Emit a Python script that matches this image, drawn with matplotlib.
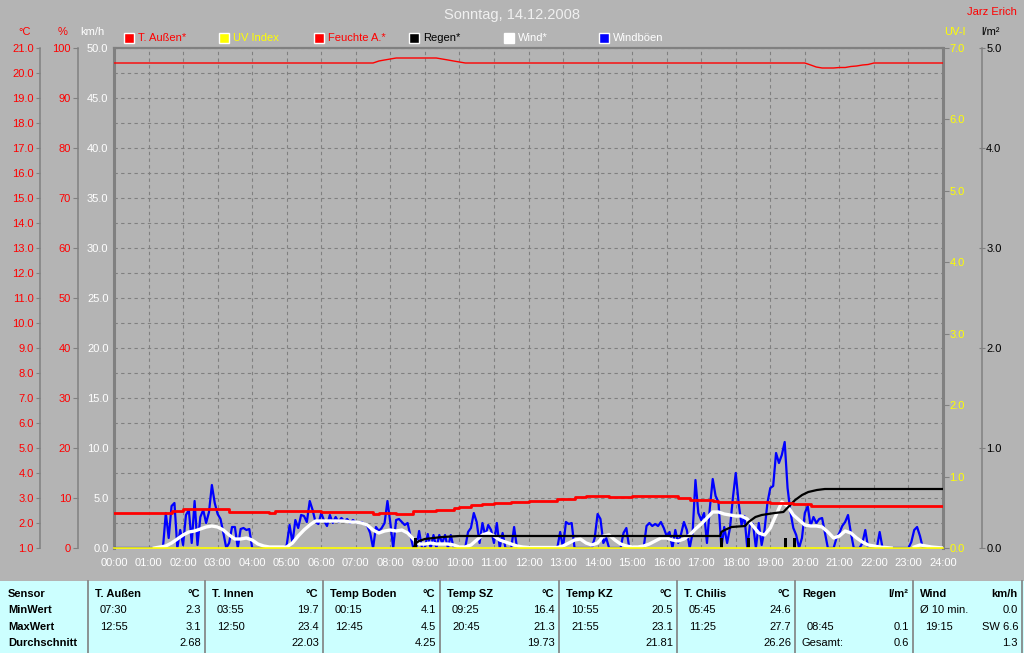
import numpy as np
import matplotlib.pyplot as plt
from matplotlib.patches import Rectangle
from matplotlib.lines import Line2D

plt.rcParams['font.family'] = ['Liberation Sans', 'DejaVu Sans']
plt.rcParams['font.size'] = 8

W, H = 1024, 653
BG = '#b4b4b4'
GRID = '#808080'

# ---- data ----
# Windböen, km/h, 5 min steps 00:00 .. 24:00
gust = [
    0, 0, 0, 0, 0, 0, 0, 0, 0, 0, 0, 0,
    0, 0, 0, 0, 0, 0, 3.5, 1.0, 4.2, 4.5, 0, 1.8,
    0.3, 3.3, 3.8, 0.5, 4.7, 0.3, 3.1, 3.8, 2.5, 3.6, 6.3, 4.5,
    3.4, 2.9, 1.5, 0, 0.5, 2.1, 2.1, 0, 1.9, 2.0, 1.8, 1.9,
    0, 0, 0, 0, 0, 0, 0, 0, 0, 0, 0, 0,
    0.3, 2.3, 0.5, 2.8, 2.0, 3.3, 3.2, 2.6, 4.7, 3.8, 2.6, 2.4,
    3.5, 2.7, 2.2, 3.3, 2.5, 3.1, 2.6, 3.0, 2.7, 2.9, 2.5, 2.8,
    2.6, 2.5, 2.6, 2.4, 2.2, 1.5, 0, 2.1, 1.7, 2.0, 2.5, 4.7,
    2.5, 0, 2.8, 2.9, 2.6, 2.3, 2.5, 1.2, 0, 0, 1.7, 0,
    0, 1.4, 0, 1.3, 0, 1.3, 0.5, 1.3, 0, 1.3, 0, 0,
    0, 0, 0, 1.6, 2.0, 3.5, 2.6, 0.5, 2.5, 1.2, 2.3, 1.8,
    0.5, 2.5, 0, 1.5, 0, 0, 0, 2.1, 0, 0, 0, 0,
    0, 0, 0, 0, 0, 0, 0, 0, 0, 0, 0, 1.6,
    0, 2.6, 2.4, 2.5, 0, 0, 0, 0, 0, 0, 0, 1.0,
    3.4, 2.9, 0.5, 1.0, 0, 0, 0, 0, 0, 1.5, 2.0, 0,
    0, 0, 0, 0, 0, 2.2, 2.5, 2.2, 2.4, 2.2, 2.6, 2.0,
    1.2, 1.6, 0, 1.8, 0.5, 1.4, 2.6, 1.8, 0, 1.5, 6.8, 3.5,
    2.8, 3.5, 0.5, 4.0, 6.9, 5.2, 4.6, 0, 2.1, 0.5, 2.0, 5.0,
    7.5, 4.5, 2.3, 3.2, 0, 2.5, 2.4, 0, 2.5, 0.3, 1.8, 4.5,
    6.0, 6.2, 9.5, 8.5, 9.3, 10.6, 6.0, 3.6, 2.0, 1.3, 0, 1.0,
    3.5, 4.2, 2.2, 3.1, 2.5, 2.9, 3.0, 1.5, 0, 0, 0, 1.0,
    1.5, 2.2, 2.6, 3.3, 1.5, 0, 0, 0, 0.5, 1.8, 0, 0,
    0, 0, 1.6, 0, 0, 0, 0, 0, 0, 0, 0, 0,
    0, 0.6, 1.8, 2.1, 1.2, 0, 0, 0, 0, 0, 0, 0,
    0,
]
t_gust = np.arange(len(gust)) / 12.0

nan = np.nan
# Wind (mean), km/h, 10 min steps
wind = [
    nan, nan, nan, nan, nan, nan,
    nan, 0.0, 0.1, 0.2, 0.5, 0.9,
    1.3, 1.6, 1.7, 1.9, 2.1, 2.2,
    2.1, 1.8, 1.3, 0.9, 0.9, 1.0,
    0.8, 0.4, 0.2, 0.1, 0.1, 0.1,
    0.1, 0.5, 1.2, 1.8, 2.3, 2.7,
    2.7, 2.7, 2.7, 2.7, 2.7, 2.6,
    2.6, 2.5, 2.3, 1.8, 1.5, 1.7,
    1.8, 1.7, 1.8, 1.5, 0.9, 0.4,
    0.4, 0.5, 0.4, 0.4, 0.4, 0.3,
    0.1, 0.1, 0.3, 0.8, 1.3, 1.5,
    1.2, 0.8, 0.6, 0.4, 0.2, 0.1,
    0.05, 0.05, 0.05, 0.05, 0.05, 0.05,
    0.2, 0.5, 0.8, 0.9, 0.5, 0.3,
    0.5, 1.2, 1.3, 0.8, 0.4, 0.2,
    0.1, 0.1, 0.2, 0.4, 0.7, 1.0,
    1.0, 0.8, 0.7, 0.9, 1.3, 1.9,
    2.4, 3.0, 3.6, 3.6, 3.4, 3.3,
    3.2, 3.2, 2.9, 2.2, 1.5, 1.3,
    2.0, 3.3, 4.6, 4.2, 3.3, 2.8,
    2.3, 2.2, 2.2, 2.1, 1.6, 1.0,
    1.2, 1.7, 1.5, 1.0, 0.6, 0.3,
    0.2, 0.1, 0.05, 0.0, nan, nan,
    nan, 0.1, 0.3, 0.2, 0.1, 0.05,
    0.0,
]
t_wind = np.arange(len(wind)) / 6.0

# T. Außen, °C, 10 min steps
temp = [
    2.41, 2.41, 2.41, 2.41, 2.41, 2.41,
    2.41, 2.41, 2.41, 2.41, 2.48, 2.48,
    2.57, 2.57, 2.57, 2.57, 2.57, 2.57,
    2.57, 2.57, 2.45, 2.45, 2.45, 2.45,
    2.45, 2.45, 2.45, 2.40, 2.48, 2.48,
    2.48, 2.49, 2.49, 2.49, 2.49, 2.49,
    2.44, 2.44, 2.44, 2.44, 2.44, 2.44,
    2.44, 2.44, 2.44, 2.37, 2.42, 2.42,
    2.42, 2.38, 2.38, 2.38, 2.48, 2.48,
    2.48, 2.48, 2.52, 2.52, 2.52, 2.59,
    2.65, 2.65, 2.72, 2.72, 2.76, 2.76,
    2.81, 2.81, 2.81, 2.85, 2.85, 2.85,
    2.89, 2.89, 2.89, 2.89, 2.89, 2.96,
    2.96, 2.96, 3.03, 3.03, 3.07, 3.07,
    3.07, 3.07, 3.03, 3.03, 3.04, 3.04,
    3.08, 3.08, 3.08, 3.08, 3.07, 3.07,
    3.08, 3.08, 3.01, 3.01, 2.93, 2.93,
    2.93, 2.93, 2.87, 2.83, 2.83, 2.83,
    2.83, 2.83, 2.83, 2.83, 2.83, 2.83,
    2.82, 2.82, 2.82, 2.82, 2.76, 2.76,
    2.76, 2.68, 2.68, 2.68, 2.68, 2.68,
    2.68, 2.68, 2.69, 2.69, 2.69, 2.69,
    2.69, 2.69, 2.69, 2.69, 2.69, 2.69,
    2.69, 2.69, 2.69, 2.69, 2.69, 2.69,
    2.69,
]
t_temp = np.arange(len(temp)) / 6.0

# Feuchte A., %, (time h, value) points
hum_t = [0, 7.5, 7.67, 7.83, 8.0, 8.17, 9.33, 9.5, 9.67, 9.83, 10.0, 10.17,
         20.0, 20.17, 20.33, 20.5, 20.67, 20.83, 21.0, 21.17, 21.33, 21.5,
         21.67, 21.83, 22.0, 24.0]
hum = [97.0, 97.0, 97.4, 97.6, 97.8, 98.0, 98.0, 97.8, 97.6, 97.4, 97.2, 97.0,
       97.0, 96.6, 96.2, 96.0, 96.0, 96.0, 96.1, 96.1, 96.3, 96.4,
       96.6, 96.7, 97.0, 97.0]

# Regen, l/m² cumulative and single events
rain_t = [8.67, 8.75, 8.83, 9.0, 9.25, 9.5, 9.75, 10.0, 17.55, 17.58, 17.68,
          17.88, 18.27, 18.37, 18.57, 18.75, 19.13, 19.38, 19.52, 19.72,
          19.92, 20.1, 20.35, 20.58, 24.0]
rain_sum = [0.0, 0.05, 0.07, 0.09, 0.10, 0.11, 0.115, 0.12, 0.12, 0.16, 0.18,
            0.21, 0.22, 0.26, 0.31, 0.33, 0.35, 0.36, 0.41, 0.48,
            0.53, 0.56, 0.58, 0.59, 0.59]
rain_bar_t = [8.72, 17.58, 18.37, 19.45, 19.7]
rain_bar = [0.1, 0.1, 0.1, 0.1, 0.1]

# UV Index
uv_t = [0, 24]
uv = [0.0, 0.0]

hour_labels = ['%02d:00' % h for h in range(25)]

# table
table_cols = [
    ('T. Außen', '°C', [('07:30', '2.3'), ('12:55', '3.1'), ('', '2.68')]),
    ('T. Innen', '°C', [('03:55', '19.7'), ('12:50', '23.4'), ('', '22.03')]),
    ('Temp Boden', '°C', [('00:15', '4.1'), ('12:45', '4.5'), ('', '4.25')]),
    ('Temp SZ', '°C', [('09:25', '16.4'), ('20:45', '21.3'), ('', '19.73')]),
    ('Temp KZ', '°C', [('10:55', '20.5'), ('21:55', '23.1'), ('', '21.81')]),
    ('T. Chilis', '°C', [('05:45', '24.6'), ('11:25', '27.7'), ('', '26.26')]),
    ('Regen', 'l/m²', [('', ''), ('08:45', '0.1'), ('Gesamt:', '0.6')]),
    ('Wind', 'km/h', [('Ø 10 min.', '0.0'), ('19:15', 'SW 6.6'), ('', '1.3')]),
]
row_names = ['Sensor', 'MinWert', 'MaxWert', 'Durchschnitt']


def fx(x):
    return x / W


def fy(y):
    return 1 - y / H


fig = plt.figure(figsize=(W / 100, H / 100), dpi=100, facecolor=BG)

# main axes (km/h)
ax = fig.add_axes([fx(114), fy(548), 829 / W, 500 / H], facecolor=BG)
ax.set_xlim(0, 24)
ax.set_ylim(0, 50)
ax.set_xticks(range(25))
ax.set_xticklabels(hour_labels)
ax.set_yticks(np.arange(0, 50.1, 5))
ax.set_yticklabels(['%.1f' % v for v in np.arange(0, 50.1, 5)])
ax.set_yticks(np.arange(2.5, 50, 5), minor=True)
ax.grid(True, which='both', color=GRID, linestyle=(0, (3, 3)), lw=0.8)
ax.tick_params(axis='x', length=0, pad=7, labelcolor='white', labelsize=8)
ax.tick_params(axis='y', which='both', length=0, pad=4, labelcolor='white', labelsize=8)
ax.spines['bottom'].set_visible(False)
ax.spines['left'].set_color(GRID)
ax.spines['left'].set_linewidth(2.2)
ax.spines['right'].set_color(GRID)
ax.spines['right'].set_linewidth(2.2)
ax.spines['top'].set_color(GRID)
ax.spines['top'].set_linewidth(1.6)
ax.set_axisbelow(True)

ax.plot(t_gust, gust, color='#0000ff', lw=1.6, zorder=3)
ax.plot(t_wind, wind, color='white', lw=2.4, zorder=4)


def side_axis(lims, ticks, fmt, pos, side, color, tick_len, direction, pad):
    a = ax.twinx()
    a.set_ylim(*lims)
    for s in ['top', 'bottom', 'left', 'right']:
        a.spines[s].set_visible(False)
    if side == 'left':
        a.yaxis.tick_left()
    else:
        a.yaxis.tick_right()
    a.spines[side].set_visible(True)
    a.spines[side].set_position(('axes', pos))
    a.spines[side].set_color(GRID)
    a.spines[side].set_linewidth(1.1)
    a.set_yticks(ticks)
    a.set_yticklabels([fmt % v for v in ticks])
    a.tick_params(axis='y', length=tick_len, width=0.8, color=GRID,
                  direction=direction, labelcolor=color, labelsize=8, pad=pad)
    return a


ax_c = side_axis((1, 21), np.arange(1, 21.1, 1), '%.1f', (40 - 114) / 829,
                 'left', 'red', 3, 'out', 1.5)
ax_h = side_axis((0, 100), np.arange(0, 101, 10), '%d', (78 - 114) / 829,
                 'left', 'red', 3.5, 'out', 1.5)
ax_uv = side_axis((0, 7), np.arange(0, 7.1, 1), '%.1f', 1.0,
                  'right', 'yellow', 4, 'out', 0.5)
ax_uv.spines['right'].set_visible(False)
ax_r = side_axis((0, 5), np.arange(0, 5.1, 1), '%.1f', (982 - 114) / 829,
                 'right', 'black', 5, 'inout', 0.5)

ax_r.set_zorder(2)
ax_c.set_zorder(3)
ax_h.set_zorder(3)
ax_uv.set_zorder(4)

ax_r.plot(rain_t, rain_sum, color='black', lw=1.6)
ax_r.bar(rain_bar_t, rain_bar, width=0.09, color='black')
ax_c.plot(t_temp, temp, color='red', lw=2.0, drawstyle='steps-post')
ax_h.plot(hum_t, hum, color='red', lw=1.0)
ax_uv.plot(uv_t, uv, color='yellow', lw=1.2, clip_on=False)

# titles and units
fig.text(0.5, fy(15), 'Sonntag, 14.12.2008', ha='center', va='center',
         color='#f0f0f0', fontsize=10.5)
fig.text(fx(1017), fy(12), 'Jarz Erich', ha='right', va='center',
         color='red', fontsize=8)
fig.text(fx(25), fy(32), '°C', ha='center', va='center', color='red')
fig.text(fx(63), fy(32), '%', ha='center', va='center', color='red')
fig.text(fx(92), fy(32), 'km/h', ha='center', va='center', color='white')
fig.text(fx(955), fy(32), 'UV-I', ha='center', va='center', color='yellow')
fig.text(fx(991), fy(32), 'l/m²', ha='center', va='center', color='black')

# legend
legend_items = [
    ('T. Außen*', 'red', 'red'),
    ('UV Index', 'yellow', 'yellow'),
    ('Feuchte A.*', 'red', 'red'),
    ('Regen*', 'black', 'black'),
    ('Wind*', 'white', 'white'),
    ('Windböen', '#0000ff', 'white'),
]
for i, (name, fill, tcol) in enumerate(legend_items):
    x0 = 124 + i * 95
    fig.patches.append(Rectangle((fx(x0), fy(43)), 10 / W, 10 / H,
                                 facecolor=fill, edgecolor='white', lw=1.0,
                                 transform=fig.transFigure))
    fig.text(fx(x0 + 14), fy(38), name, ha='left', va='center', color=tcol)

# table
fig.patches.append(Rectangle((0, 0), 1, (653 - 581) / H, facecolor='#ccffff',
                             edgecolor='none', transform=fig.transFigure))
col_edges = [88, 205, 323, 440, 559, 677, 795, 913, 1022]
for xe in col_edges:
    fig.lines.append(Line2D([fx(xe), fx(xe)], [0, fy(581)], color=GRID, lw=1.2,
                            transform=fig.transFigure))
row_y = [594, 610, 627, 643]
for r, name in enumerate(row_names):
    fig.text(fx(8), fy(row_y[r]), name, ha='left', va='center',
             color='black', weight='bold')
for c, (head, unit, rows) in enumerate(table_cols):
    left = col_edges[c]
    right = col_edges[c + 1]
    fig.text(fx(left + 7), fy(row_y[0]), head, ha='left', va='center',
             color='black', weight='bold')
    fig.text(fx(right - 5), fy(row_y[0]), unit, ha='right', va='center',
             color='black', weight='bold')
    for r, (tm, val) in enumerate(rows):
        tx = left + 7 if tm.startswith(('Gesamt', 'Ø')) else left + 12
        fig.text(fx(tx), fy(row_y[r + 1]), tm, ha='left', va='center',
                 color='black')
        fig.text(fx(right - 4), fy(row_y[r + 1]), val, ha='right',
                 va='center', color='black')

fig.savefig('out.png', dpi=100, facecolor=BG)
--- --- ---
## TASK
Print the data above verbatim from the first line through the line holding "GRID = '#808080'", leaving every picture out.

## COMPLETED TASK
Emit a Python script that matches this image, drawn with matplotlib.
import numpy as np
import matplotlib.pyplot as plt
from matplotlib.patches import Rectangle
from matplotlib.lines import Line2D

plt.rcParams['font.family'] = ['Liberation Sans', 'DejaVu Sans']
plt.rcParams['font.size'] = 8

W, H = 1024, 653
BG = '#b4b4b4'
GRID = '#808080'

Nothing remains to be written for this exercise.